Du hast ja schon in vielen großen Produktionen gespielt, zum Beispiel "Walküre". Ist HBO etwas Besonderes?
Ich kann jetzt nur für diese HBO-Produktion sprechen. Die Produzenten David Benioff und Dan Weiß sind zwei super Typen, die ihre Schauspieler überall unterstützen, aber nicht viel Wind um sich selbst machen. Sie kreieren eine sehr familiäre Atmosphäre – sofern das überhaupt geht, es sind ja so unheimlich viele Leute an diesem Projekt beschäftigt. Man ist ja auch nicht ständig vor Ort, nur für einzelne Drehtage, die mehrere Wochen auseinanderliegen.
Eine große Baustelle, auf der auch Sibel Kekilli mitgewirkt hat. Hast du sie eigentlich mal persönlich getroffen? Ihr Teil der Geschichte hat mit deinem ja gar nichts zu tun.
Richtig. Im Film treffen wir uns nicht. Aber wir haben uns einmal im Hotel getroffen, in Belfast. Ich reiste an, sie ab, wir haben zusammen gefrühstückt.
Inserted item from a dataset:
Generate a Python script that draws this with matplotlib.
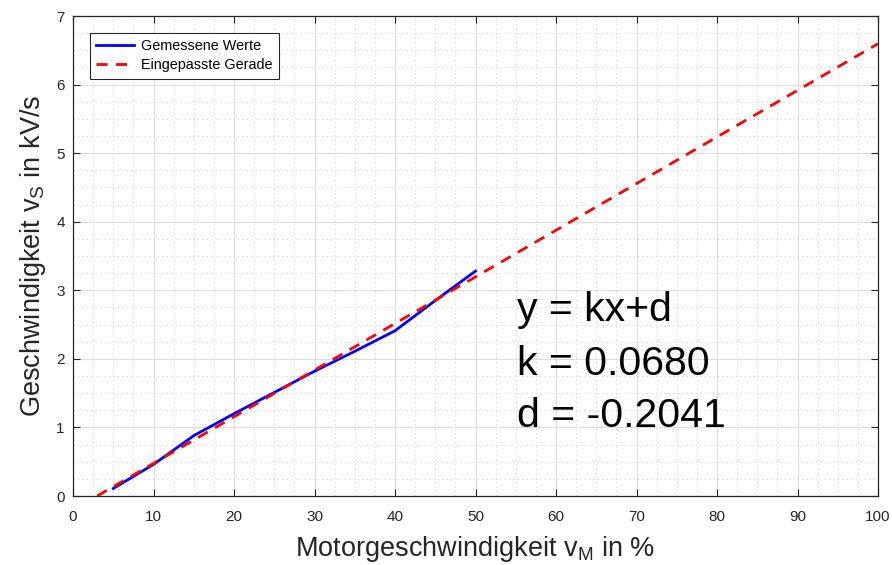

Die dritte Staffel von "Game of Thrones" ist bereits fest geplant. Darfst du uns verraten, ob du dabei sein wirst?
In meinem Fall ist es kein großes Geheimnis, denn die Serie orientiert sich sehr stark an den Büchern. Im dritten Roman ist meine Figur leider nicht dabei. Aber in der Zukunft, wenn noch mehr Staffeln gedreht werden, besteht durchaus die Möglichkeit, dass ich zurückkomme.